Put together, the roadmap is not about chasing pointless TPS flexing – it is about sustainable scaling, L2-centric growth, and preserving decentralization while increasing usability. Traders should see these upgrades not as instant pump catalysts, but as long-term value props that can justify higher valuations when the market wakes up.
The reality is, Ethereum sits right at the intersection of tech innovation, monetary experimentation, and global macro risk. That is why the reward can be huge – but the downside, especially with leverage, is savage.
If you are trading ETH short-term, treat it like a high-volatility asset: respect your invalidation, manage position size, assume both sides of the book can get hunted. If you are playing the long game, the thesis relies on one core belief: that the world will continue to build financial, social, and economic infrastructure on Ethereum and its L2s.

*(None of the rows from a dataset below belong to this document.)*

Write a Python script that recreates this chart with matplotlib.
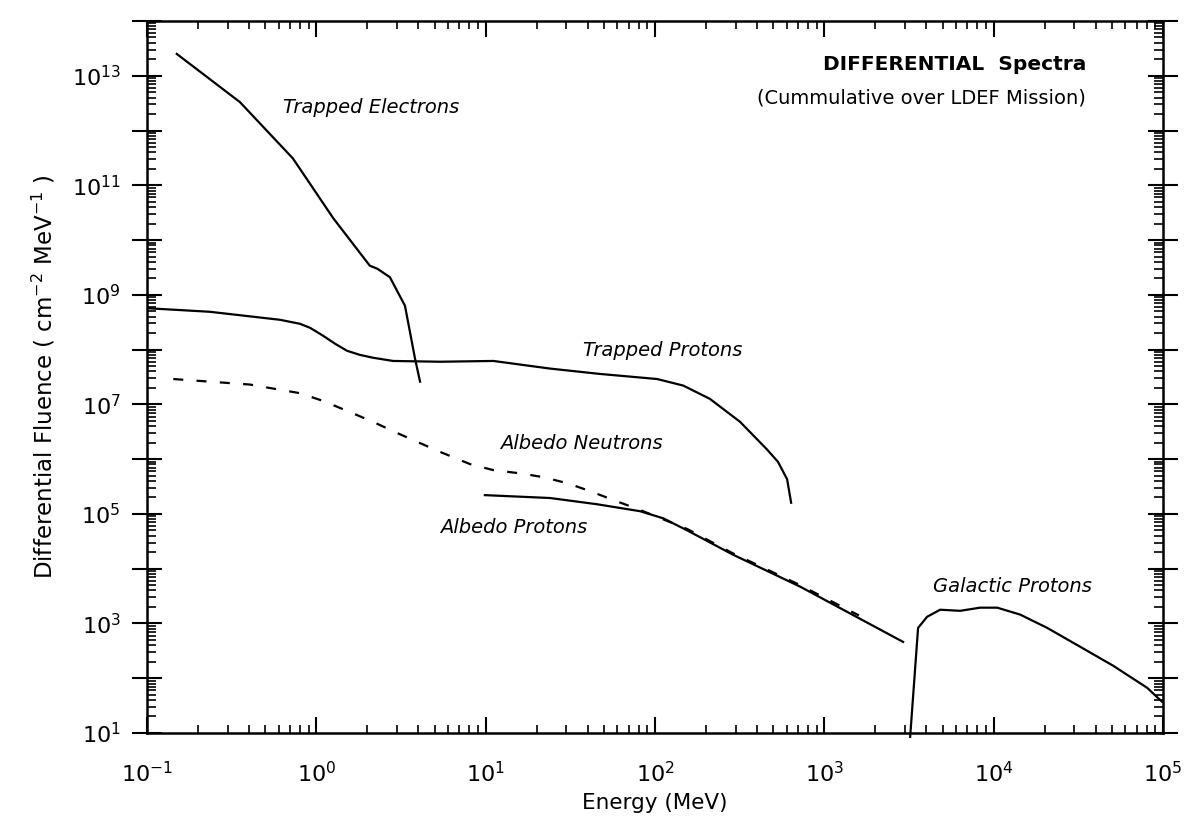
"""
Differential spectra over the LDEF mission, log-log chart.
"""

import numpy as np
import matplotlib
matplotlib.use("Agg")
import matplotlib.pyplot as plt
from matplotlib.ticker import FixedLocator, FuncFormatter, NullFormatter

# Data (Energy in MeV, fluence in cm^-2 MeV^-1)
electron_E = [0.15, 0.354, 0.727, 1.26, 2.07, 2.29, 2.72, 3.34, 3.83, 4.10]
electron_F = [2.5e13, 3.3e12, 3.1e11, 2.5e10, 3.4e9, 3.0e9, 2.1e9, 6.3e8, 6.8e7, 2.6e7]

proton_E = [0.1, 0.235, 0.61, 0.80, 0.918, 1.10, 1.29, 1.52, 1.81, 2.16, 2.84, 5.38, 11.1,
            24, 47, 103, 147, 211, 318, 459, 533, 603, 637]
proton_F = [5.7e8, 4.9e8, 3.5e8, 2.96e8, 2.5e8, 1.78e8, 1.28e8, 9.5e7, 8.0e7, 7.1e7, 6.2e7, 6.0e7, 6.2e7,
            4.5e7, 3.6e7, 2.9e7, 2.2e7, 1.26e7, 4.8e6, 1.5e6, 8.9e5, 4.3e5, 1.6e5]

neutron_E = [0.143, 0.405, 0.80, 1.10, 1.52, 2.16, 3.0, 4.1, 5.6, 8.1, 11.1,
             16.0, 21.8, 30.7, 41.4, 56.6, 81.6, 155, 289, 720, 1600]
neutron_F = [2.9e7, 2.3e7, 1.6e7, 1.15e7, 7.6e6, 4.8e6, 3.0e6, 1.96e6, 1.29e6, 8.1e5, 6.3e5,
             5.5e5, 4.7e5, 3.6e5, 2.6e5, 1.8e5, 1.18e5, 5.3e4, 1.9e4, 5.0e3, 1.4e3]

albedo_E = [9.9, 24, 45.5, 81.6, 112, 155, 289, 720, 2920]
albedo_F = [2.2e5, 1.95e5, 1.5e5, 1.12e5, 8.3e4, 5.0e4, 1.8e4, 4.7e3, 4.6e2]

galactic_E = [3214, 3580, 4045, 4830, 6340, 8320, 10500, 14350, 20700, 32400, 50800, 80700, 98900]
galactic_F = [8.5, 8.3e2, 1.32e3, 1.78e3, 1.70e3, 1.94e3, 1.94e3, 1.45e3, 8.3e2, 3.76e2, 1.69e2, 66.7, 37]

x_exps = list(range(-1, 6))
y_exps = list(range(1, 15))

LW = 1.6


def sci_label(val, pos, odd_only=False):
    exp = int(round(np.log10(val)))
    if odd_only and exp % 2 == 0:
        return ""
    return r"$\mathregular{10^{%d}}$" % exp


def minor_ticks(exps):
    return [m * 10.0 ** e for e in exps[:-1] for m in range(2, 10)]


fig = plt.figure(figsize=(11.89, 8.22), dpi=100)
ax = fig.add_axes([0.1236, 0.1083, 0.8545, 0.8662])

ax.plot(electron_E, electron_F, color="black", lw=LW)
ax.plot(proton_E, proton_F, color="black", lw=LW)
ax.plot(neutron_E, neutron_F, color="black", lw=LW, linestyle=(0, (4.5, 6)))
ax.plot(albedo_E, albedo_F, color="black", lw=LW)
ax.plot(galactic_E, galactic_F, color="black", lw=LW, clip_on=False)

ax.set_xscale("log")
ax.set_yscale("log")
ax.set_xlim(1e-1, 1e5)
ax.set_ylim(1e1, 1e14)

# ticks: decades major, 2..9 minor
ax.xaxis.set_major_locator(FixedLocator([10.0 ** e for e in x_exps]))
ax.xaxis.set_minor_locator(FixedLocator(minor_ticks(x_exps)))
ax.yaxis.set_major_locator(FixedLocator([10.0 ** e for e in y_exps]))
ax.yaxis.set_minor_locator(FixedLocator(minor_ticks(y_exps)))
ax.xaxis.set_major_formatter(FuncFormatter(sci_label))
ax.yaxis.set_major_formatter(FuncFormatter(lambda v, p: sci_label(v, p, odd_only=True)))
ax.xaxis.set_minor_formatter(NullFormatter())
ax.yaxis.set_minor_formatter(NullFormatter())

ax.tick_params(axis="x", which="both", direction="in", top=True, bottom=True, labelsize=16)
ax.tick_params(axis="x", which="major", length=11.5, width=1.5, pad=20)
ax.tick_params(axis="x", which="minor", length=5.5, width=1.2)
ax.tick_params(axis="y", which="major", direction="inout", length=22, width=1.5,
               left=True, right=True, labelsize=16, pad=8)
ax.tick_params(axis="y", which="minor", direction="in", length=6.5, width=1.2,
               left=True, right=True)

for sp in ax.spines.values():
    sp.set_linewidth(1.8)

ax.set_xlabel("Energy (MeV)", fontsize=15.5, labelpad=5)
ax.set_ylabel(r"Differential Fluence ( cm$^{-2}$ MeV$^{-1}$ )", fontsize=16.5, labelpad=10)

# curve annotations
lab = dict(fontsize=14, style="italic", ha="left", va="center")
ax.text(0.636, 2.6e12, "Trapped Electrons", **lab)
ax.text(37.6, 9.5e7, "Trapped Protons", **lab)
ax.text(12.2, 1.9e6, "Albedo Neutrons", **lab)
ax.text(5.4, 5.6e4, "Albedo Protons", **lab)
ax.text(4395, 4720, "Galactic Protons", **lab)

ax.text(984, 1.6e13, "DIFFERENTIAL  Spectra", fontsize=14.5, fontweight="bold",
        ha="left", va="center")
ax.text(401, 3.9e12, "(Cummulative over LDEF Mission)", fontsize=14,
        ha="left", va="center")

fig.savefig("out.png", dpi=100)
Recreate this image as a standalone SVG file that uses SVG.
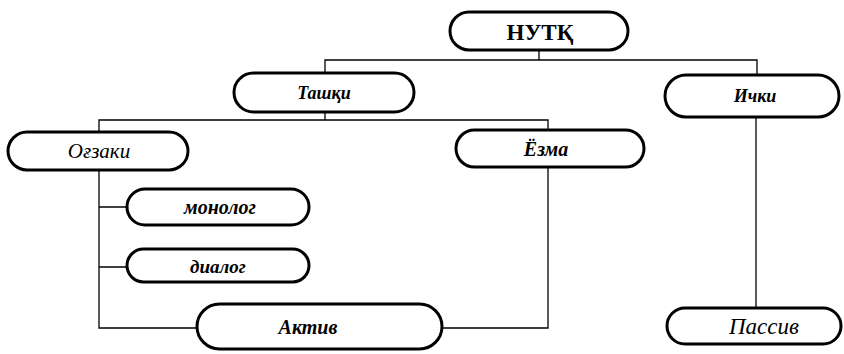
<svg xmlns="http://www.w3.org/2000/svg" width="844" height="354" viewBox="0 0 844 354">
  <style>
    .box { fill: #fff; stroke: #000; stroke-width: 3; }
    .lbl { font-family: "Liberation Serif", "Times New Roman", serif; font-style: italic; font-weight: bold; font-size: 18px; fill: #000; text-anchor: middle; dominant-baseline: central; }
    .lnk { fill: none; stroke: #000; stroke-width: 1.3; }
  </style>
  <rect width="844" height="354" fill="#fff"/>

  <g id="connectors">
    <path class="lnk" d="M539 50 V60 M325 73 V60 H757 V75"/>
    <path class="lnk" d="M325 112 V120 M99 132 V120 H548 V130"/>
    <path class="lnk" d="M99 170 V328 H197 M99 207 H127 M99 267 H127"/>
    <path class="lnk" d="M548 167 V328 H442"/>
    <path class="lnk" d="M756 117 V308"/>
  </g>

  <g id="n-nutq">
    <rect class="box" x="450" y="12" width="178" height="38" rx="19"/>
    <text class="lbl" x="540" y="32" style="font-style:normal;font-size:23px">НУТҚ</text>
  </g>
  <g id="n-tashqi">
    <rect class="box" x="234" y="73" width="180" height="39" rx="19.5"/>
    <text class="lbl" x="324" y="93">Ташқи</text>
  </g>
  <g id="n-ichki">
    <rect class="box" x="665" y="75" width="174" height="42" rx="21"/>
    <text class="lbl" x="755" y="96">Ички</text>
  </g>
  <g id="n-ogzaki">
    <rect class="box" x="8" y="132" width="180" height="38" rx="19"/>
    <text class="lbl" x="99" y="151" style="font-weight:normal;font-size:21px">Оғзаки</text>
  </g>
  <g id="n-yozma">
    <rect class="box" x="456" y="130" width="188" height="37" rx="18.5"/>
    <text class="lbl" x="546" y="149" style="font-size:20px">Ёзма</text>
  </g>
  <g id="n-monolog">
    <rect class="box" x="127" y="189" width="182" height="36" rx="18"/>
    <text class="lbl" x="220" y="207" style="font-size:20px">монолог</text>
  </g>
  <g id="n-dialog">
    <rect class="box" x="127" y="249" width="182" height="33" rx="16.5"/>
    <text class="lbl" x="218" y="266" style="font-size:19px">диалог</text>
  </g>
  <g id="n-aktiv">
    <rect class="box" x="197" y="304" width="245" height="45" rx="22.5"/>
    <text class="lbl" x="308" y="327" style="font-size:20px">Актив</text>
  </g>
  <g id="n-passiv">
    <rect class="box" x="667" y="308" width="174" height="36" rx="18"/>
    <text class="lbl" x="764" y="326" style="font-weight:normal;font-size:23px">Пассив</text>
  </g>
</svg>
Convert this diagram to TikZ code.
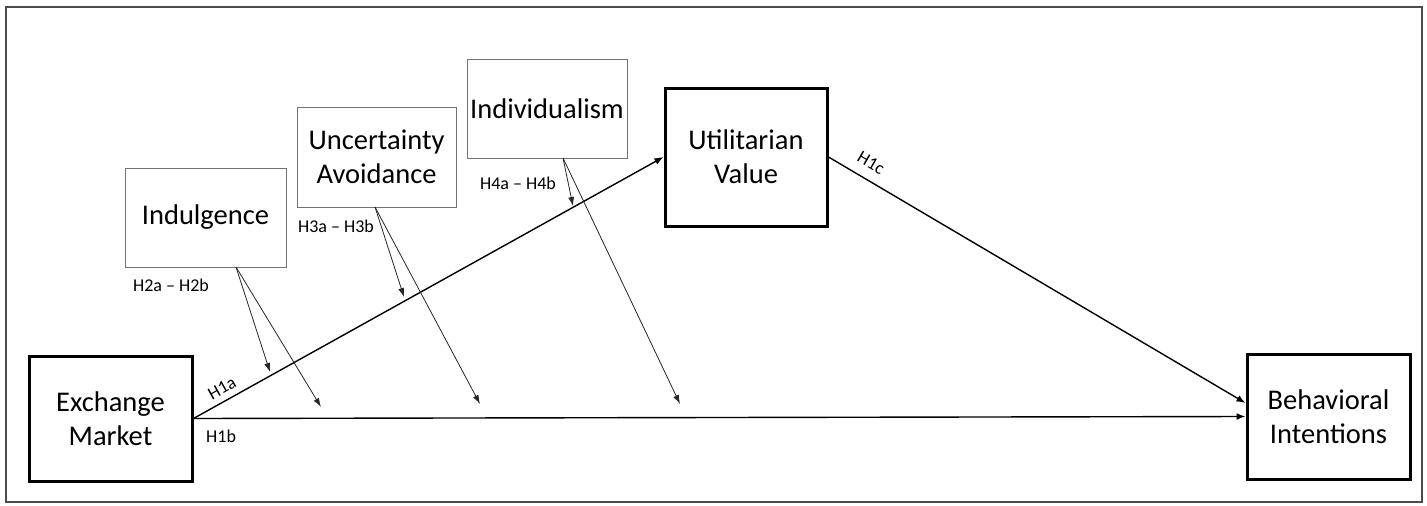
\documentclass[tikz,border=0pt]{standalone}
\usepackage{fontspec}
\setmainfont{Carlito}
\usetikzlibrary{arrows.meta,calc}
\begin{document}
\begin{tikzpicture}[x=1pt,y=-1pt,
  mainbox/.style={draw=black,line width=3pt,align=center,font=\fontsize{28.5}{34}\selectfont,inner sep=0pt},
  modbox/.style={draw=black!55,line width=0.9pt,align=center,font=\fontsize{28.5}{34}\selectfont,inner sep=0pt},
  mainarrow/.style={line width=1.4pt,-{Latex[length=9pt,width=7pt]}},
  modarrow/.style={line width=0.8pt,black!85,-{Latex[length=9pt,width=6pt]}},
  hlab/.style={font=\fontsize{18}{20}\selectfont,inner sep=0pt}]
\useasboundingbox (0,0) rectangle (1427,506);
\draw[black!70,line width=1.5pt] (6,7) rectangle (1422,502);
\node[mainbox,minimum width=163pt,minimum height=125pt] (ex) at (110.5,418.5) {Exchange\\Market};
\node[mainbox,minimum width=163pt,minimum height=125pt] (bi) at (1328.5,416.5) {Behavioral\\Intentions};
\node[mainbox,minimum width=162pt,minimum height=138pt] (uv) at (746,157) {Utilitarian\\Value};
\node[modbox,minimum width=161pt,minimum height=99pt] (ind) at (205.5,217.5) {Indulgence};
\node[modbox,minimum width=159pt,minimum height=100pt] (ua) at (376.5,157) {Uncertainty\\Avoidance};
\node[modbox,minimum width=160pt,minimum height=99pt] (idv) at (547,108.5) {Individualism};
\coordinate (bihi) at ($(bi.west)+(0,-13.5)$);
\draw[mainarrow] (ex.east) -- (uv.west);
\draw[mainarrow] (ex.east) -- (bi.west);
\draw[mainarrow] (uv.east) -- (bihi);
\node[hlab,rotate=29] (h1a) at (222,388) {H1a};
\node[hlab,anchor=west] (h1b) at (206,436) {H1b};
\node[hlab,rotate=-30] (h1c) at (871,163) {H1c};
\coordinate (s2) at (236,267);
\coordinate (e2a) at (270,372);
\coordinate (e2b) at (321,407);
\coordinate (s3) at (375,207);
\coordinate (e3a) at (404,297);
\coordinate (e3b) at (480,404);
\coordinate (s4) at (563,158);
\coordinate (e4a) at (573,206);
\coordinate (e4b) at (680,404);
\draw[modarrow] (s2) -- (e2a);
\draw[modarrow] (s2) -- (e2b);
\draw[modarrow] (s3) -- (e3a);
\draw[modarrow] (s3) -- (e3b);
\draw[modarrow] (s4) -- (e4a);
\draw[modarrow] (s4) -- (e4b);
\node[hlab] (l2) at (171,285) {H2a – H2b};
\node[hlab] (l3) at (336,226) {H3a – H3b};
\node[hlab] (l4) at (518,183) {H4a – H4b};
\end{tikzpicture}
\end{document}
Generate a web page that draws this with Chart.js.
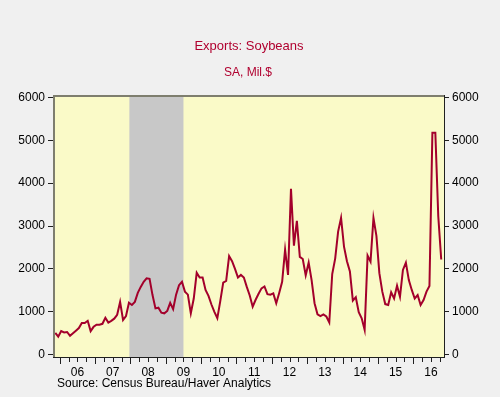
<!DOCTYPE html>
<html>
<head>
<meta charset="utf-8">
<title>Exports: Soybeans</title>
<script src="https://cdn.jsdelivr.net/npm/chart.js@4.4.1/dist/chart.umd.min.js"></script>
<style>
  html, body { margin: 0; padding: 0; background: #f0f0f0; }
  #wrap { width: 500px; height: 397px; }
</style>
</head>
<body>
<div id="wrap"><canvas id="myChart" width="500" height="397"></canvas></div>
<script>
// monthly series, first point = Nov 2005, last point = Oct 2016
const firstYear = 2005;
const firstMonth = 11;

const soybeanExports = [
  510, 420,
  550, 520, 530, 440, 500, 560, 620, 740, 740, 790, 550, 650,
  700, 700, 720, 860, 750, 790, 840, 930, 1230, 810, 900, 1210,
  1160, 1230, 1440, 1580, 1700, 1780, 1770, 1390, 1080, 1095, 980, 965,
  1020, 1210, 1064, 1400, 1620, 1700, 1470, 1400, 965, 1310, 1910, 1800,
  1800, 1510, 1370, 1170, 1000, 850, 1250, 1680, 1720, 2300, 2180, 2000,
  1800, 1860, 1800, 1580, 1380, 1120, 1280, 1420, 1546, 1590, 1410, 1400,
  1430, 1200, 1440, 1700, 2450, 1860, 3870, 2540, 3120, 2280, 2230, 1850,
  2145, 1740, 1200, 940, 900, 940, 890, 750, 1880, 2240, 2870, 3190,
  2520, 2180, 1940, 1260, 1340, 990, 850, 580, 2310, 2170, 3190, 2770,
  1900, 1470, 1180, 1160, 1455, 1310, 1610, 1350, 1975, 2145, 1740, 1510,
  1310, 1390, 1160, 1275, 1470, 1600, 5175, 5175, 3220, 2220
];

const yTicks = [0, 1000, 2000, 3000, 4000, 5000, 6000];
const yearLabels = ['06', '07', '08', '09', '10', '11', '12', '13', '14', '15', '16'];
const recession = [2007.97, 2009.5]; // Dec 2007 - Jun 2009

const redLine = '#a3002b';
const titleRed = '#b0002f';
const font12 = { family: "'Liberation Sans', Arial, sans-serif", size: 12 };

const points = soybeanExports.map((v, i) => ({
  x: firstYear + (firstMonth - 1 + i + 0.5) / 12,
  y: v
}));

// background, recession band, frame, ticks and texts
const haverLook = {
  id: 'haverLook',
  beforeDatasetsDraw(chart) {
    const { ctx, chartArea: a, scales } = chart;
    ctx.save();
    ctx.fillStyle = '#fafac8';
    ctx.fillRect(a.left, a.top, a.right - a.left, a.bottom - a.top);
    const x0 = Math.max(a.left, scales.x.getPixelForValue(recession[0]));
    const x1 = Math.min(a.right, scales.x.getPixelForValue(recession[1]));
    ctx.fillStyle = '#c8c8c8';
    ctx.fillRect(x0, a.top, x1 - x0, a.bottom - a.top);
    ctx.restore();
  },
  afterDraw(chart) {
    const { ctx, chartArea: a, scales } = chart;
    ctx.save();
    // frame
    ctx.fillStyle = '#7e7e6e';
    ctx.fillRect(a.left, a.top, a.right - a.left, 2);
    ctx.fillRect(a.left, a.top, 2, a.bottom - a.top);
    ctx.fillStyle = '#202020';
    ctx.fillRect(a.left, a.bottom - 1, a.right - a.left + 1, 1);
    ctx.fillRect(a.right, a.top, 1, a.bottom - a.top);

    // quarter ticks, longer at year start
    ctx.strokeStyle = '#202020';
    ctx.lineWidth = 1;
    ctx.beginPath();
    for (let q = 2006; q <= 2016.76; q += 0.25) {
      const px = Math.round(scales.x.getPixelForValue(q)) + 0.5;
      const len = Math.abs(q - Math.round(q)) < 0.01 ? 6 : 4;
      ctx.moveTo(px, a.bottom);
      ctx.lineTo(px, a.bottom + len);
    }
    ctx.stroke();

    // texts
    ctx.fillStyle = titleRed;
    ctx.textAlign = 'center';
    ctx.textBaseline = 'middle';
    ctx.font = "13px 'Liberation Sans', Arial, sans-serif";
    ctx.fillText('Exports: Soybeans', 249, 46);
    ctx.font = "12px 'Liberation Sans', Arial, sans-serif";
    ctx.fillText('SA, Mil.$', 248, 73);
    ctx.fillStyle = '#000';
    ctx.textAlign = 'left';
    ctx.fillText('Source: Census Bureau/Haver Analytics', 57, 384);
    ctx.restore();
  }
};

const yAxis = (pos, w) => ({
  type: 'linear',
  position: pos,
  min: -77,
  max: 6054,
  afterBuildTicks: s => { s.ticks = yTicks.map(v => ({ value: v })); },
  afterFit: s => { s.width = w; },
  ticks: { callback: v => String(v), color: '#000', font: font12, padding: 3 },
  grid: { drawOnChartArea: false, tickLength: 5, color: '#202020' },
  border: { display: false }
});

new Chart('myChart', {
  type: 'line',
  data: {
    datasets: [{
      data: points,
      borderColor: redLine,
      borderWidth: 2,
      pointRadius: 0,
      tension: 0,
      yAxisID: 'y'
    }]
  },
  options: {
    responsive: false,
    animation: false,
    layout: { padding: { top: 95, left: 0, right: 0, bottom: 0 } },
    plugins: { legend: { display: false }, tooltip: { enabled: false } },
    scales: {
      x: {
        type: 'linear',
        min: 2005.81,
        max: 2016.87,
        afterBuildTicks: s => { s.ticks = yearLabels.map((l, i) => ({ value: 2006.5 + i })); },
        afterFit: s => { s.height = 39; },
        ticks: {
          callback: (v, i) => yearLabels[i],
          autoSkip: false,
          maxRotation: 0,
          color: '#000',
          font: font12,
          padding: 7
        },
        grid: { display: false, drawTicks: false },
        border: { display: false }
      },
      y: yAxis('left', 53),
      y2: yAxis('right', 56)
    }
  },
  plugins: [haverLook]
});
</script>
</body>
</html>
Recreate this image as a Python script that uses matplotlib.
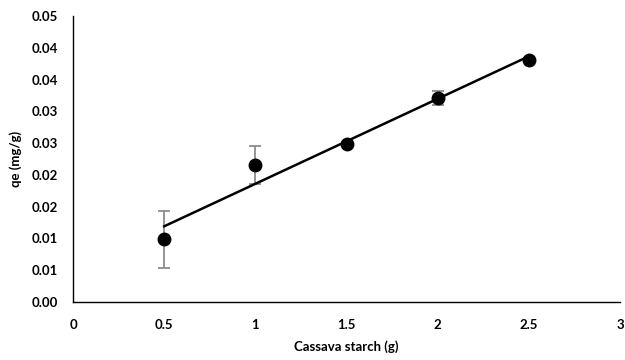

WAGMI is not guaranteed. But the combination of L2 adoption, Ultrasound Money mechanics, institutional interest, and a relentless upgrade roadmap means Ethereum is absolutely not a dead chain. It is a high-risk, high-potential bet on the future of programmable money and on-chain economies.
Whether it becomes the ultimate bull market winner or one more brutal bull trap depends on your time horizon, your risk management, and how early you position before the next wave of mainstream attention hits.